Le Transatlantic Trade and Investment Partnership (TTIP) est né au sein du Trans-Atlantic Business Council. Fondé en 1995, ce club de multinationales est apparu avec deux missions. D’une part, promouvoir un dialogue de premier ordre entre les élites économiques étatsuniennes et européennes. En ce sens, son objectif stratégique est de faire sauter les verrous législatifs qui peuvent entraver la fluidité des relations commerciales entre les deux continents. D’autre part, consolider la position de ses investisseurs dans les pays en développement (dont le système juridique est jugé défaillant) afin de défendre leurs droits.

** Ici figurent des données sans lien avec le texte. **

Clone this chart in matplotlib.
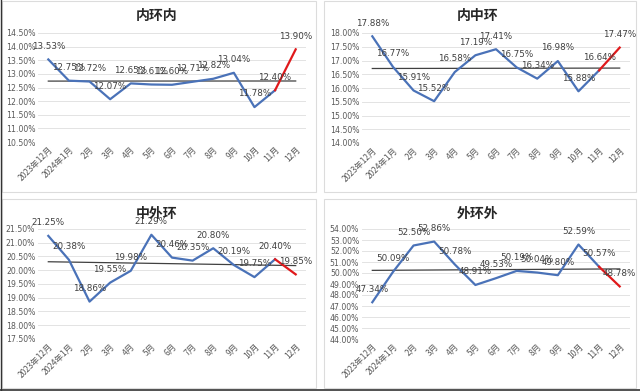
import numpy as np
import matplotlib
matplotlib.use('Agg')
import matplotlib.pyplot as plt
from matplotlib.patches import Rectangle
from matplotlib.lines import Line2D

plt.rcParams['font.family'] = ['Noto Sans CJK SC', 'DejaVu Sans']

months = ['2023年12月', '2024年1月', '2月', '3月', '4月', '5月', '6月',
          '7月', '8月', '9月', '10月', '11月', '12月']

nei_huan_nei = [13.53, 12.75, 12.72, 12.07, 12.65, 12.61, 12.60, 12.71, 12.82, 13.04, 11.78, 12.40, 13.90]
nei_zhong_huan = [17.88, 16.77, 15.91, 15.52, 16.58, 17.19, 17.41, 16.75, 16.34, 16.98, 15.88, 16.64, 17.47]
zhong_wai_huan = [21.25, 20.38, 18.86, 19.55, 19.98, 21.29, 20.46, 20.35, 20.80, 20.19, 19.75, 20.40, 19.85]
wai_huan_wai = [47.34, 50.09, 52.50, 52.86, 50.78, 48.91, 49.53, 50.19, 50.04, 49.80, 52.59, 50.57, 48.78]

panels = [
    ('内环内', nei_huan_nei, np.arange(10.5, 14.51, 0.5)),
    ('内中环', nei_zhong_huan, np.arange(14.0, 18.01, 0.5)),
    ('中外环', zhong_wai_huan, np.arange(17.5, 21.51, 0.5)),
    ('外环外', wai_huan_wai, np.arange(44.0, 54.01, 1.0)),
]

W, H = 640, 391
fig = plt.figure(figsize=(6.4, 3.91), dpi=100)
fig.patch.set_facecolor('white')

# panel boxes (pixel coords, top-left origin)
boxes = [(2, 1, 316, 192), (324, 1, 636, 192), (2, 199, 316, 388), (324, 199, 636, 388)]
# plot areas
areas = [(38, 33, 306, 142), (362, 33, 630, 143), (38, 229, 306, 339), (362, 229, 630, 339)]

blue = '#4a72b8'
red = '#e0191b'

for (title, vals, ticks), box, area in zip(panels, boxes, areas):
    x0, y0, x1, y1 = box
    fig.patches.append(Rectangle((x0 / W, 1 - y1 / H), (x1 - x0) / W, (y1 - y0) / H,
                                 transform=fig.transFigure, facecolor='white',
                                 edgecolor='#dcdcdc', linewidth=0.8, zorder=-10))
    ax0, ay0, ax1, ay1 = area
    ax = fig.add_axes([ax0 / W, 1 - ay1 / H, (ax1 - ax0) / W, (ay1 - ay0) / H])
    ax.set_facecolor('none')
    x = np.arange(len(vals))
    ax.plot(x[:12], vals[:12], color=blue, lw=1.6, zorder=3)
    ax.plot(x[11:], vals[11:], color=red, lw=1.6, zorder=3)
    k, b = np.polyfit(x, vals, 1)
    ax.plot([0, 12], [b, b + 12 * k], color='#404040', lw=0.9, zorder=2)
    for xi, v in zip(x, vals):
        ax.annotate(f'{v:.2f}%', (xi, v), xytext=(0, 9.5), textcoords='offset points',
                    ha='center', va='center', fontsize=6.3, color='#404040',
                    family='DejaVu Sans', zorder=4)
    ax.set_xlim(-0.5, 12.5)
    ax.set_ylim(ticks[0], ticks[-1])
    ax.set_yticks(ticks)
    ax.set_yticklabels([f'{t:.2f}%' for t in ticks], fontsize=5.6, color='#595959',
                       family='DejaVu Sans')
    ax.set_xticks(x)
    ax.set_xticklabels(months, fontsize=6, color='#595959', rotation=45,
                       ha='right', rotation_mode='anchor')
    ax.tick_params(length=0, pad=2)
    ax.grid(axis='y', color='#e3e3e3', lw=0.7)
    ax.set_axisbelow(True)
    for s in ax.spines.values():
        s.set_visible(False)
    fig.text(((x0 + x1) / 2 - 2) / W, 1 - (y0 + 15) / H, title, ha='center', va='center',
             fontsize=10, fontweight='bold', color='#262626')

# dark screenshot edge on left and bottom
fig.lines.append(Line2D([0.5 / W, 0.5 / W], [0, 1], transform=fig.transFigure,
                        color='#333333', lw=1))
fig.lines.append(Line2D([0, 1], [1.5 / H, 1.5 / H], transform=fig.transFigure,
                        color='#333333', lw=1.2))

fig.savefig('out.png', dpi=100)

Pour Guy Gweth, fondateur de Knowdys Consulting Group et président du Centre Africain de Veille et d’Intelligence Economique, « la question, côté africain, est de mesurer l’impact qu’aurait ce schéma sur les relations commerciales avec les entreprises européennes et américaines, en l’absence de stratégie commune des Africains. Obligés de respecter les normes prévalant au sein d’un marché régi par le TTIP, les Etats africains auraient une marge de manœuvre extrêmement réduite dans leurs relations commerciales avec les Etats-Unis et l’Europe. A terme, cet engrenage forcera les pays africains à mettre en conformité leurs lois, règlements et procédures avec un TTIP qu’ils n’auront pas signé. »

En rappel, les États-Unis et Europe pèsent 50 % du PIB mondial et 30 % du commerce mondial. Les deux entités échangent 1350 milliards d’euros de marchandises et de services par an. La signature du TTIP débouchera sur la plus vaste zone de libre-échange au monde.